South Korean President Moon Jae-In on Monday urged the International Olympic Committee to help with inviting North Korea to next year’s Winter Games, saying it would contribute to regional and world peace.
Moon, who has advocated engagement with the isolated neighbour, has suggested that two Koreas form a joint team for the 2018 Winter Games, which the South is hosting in Pyeongchang.
In a meeting in Seoul with the IOC chief Thomas Bach, Moon renewed his push for so-called “sports diplomacy,” urging Bach’s help to allow the North to take part in the event.
“If North Korea participates, it will make contribution not only to the Olympic spirit but also to regional and world peace as well as harmony of the humankind,” Moon’s spokesman quoted him as saying during the meeting.
“I hope that the Pyeongchang Olympics will become the Olympics of peace that could heal the Koreans’ hurt by division,” Moon was quoted as saying.
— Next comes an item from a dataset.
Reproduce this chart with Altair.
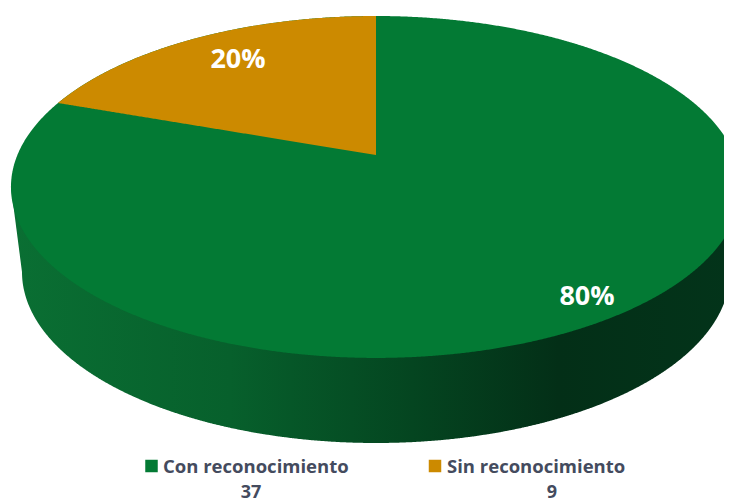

The South and the nuclear-armed North are separated by one of the world’s most heavily-armed borders and remain technically at war after the Korean War ended with armistice in 1953 instead of a peace treaty. Pyongyang boycotted the 1988 Olympics in Seoul.
Bach praised Moon’s peace gesture as being “in line with Olympic spirit” and vowed to make efforts to help open the door for North Korean athletes to join the Games, according to the spokesman.
But the German did not go into details over how that might be done.
Organisers of Pyeongchang 2018 have urged Pyongyang to take part to make them a “peace Olympics”.
But no North Korean athletes have so far qualified for Pyeongchang, raising the prospect that none will attend.
An inter-Korea unified team could allow North Koreans to take part in team events such as ice hockey.
But the North’s only delegate to the IOC earlier expressed doubt over Moon’s proposal, citing political tension between two Koreas and a lack of time.
Chang Ung said there was not enough time to reach an agreement with the Games only seven months away, and stressed “the political situation should be resolved first.”
Tension are high on the peninsula over the North’s missile and nuclear weapons programmes, which have shown significant progress in recent years under leader Kim Jong-Un.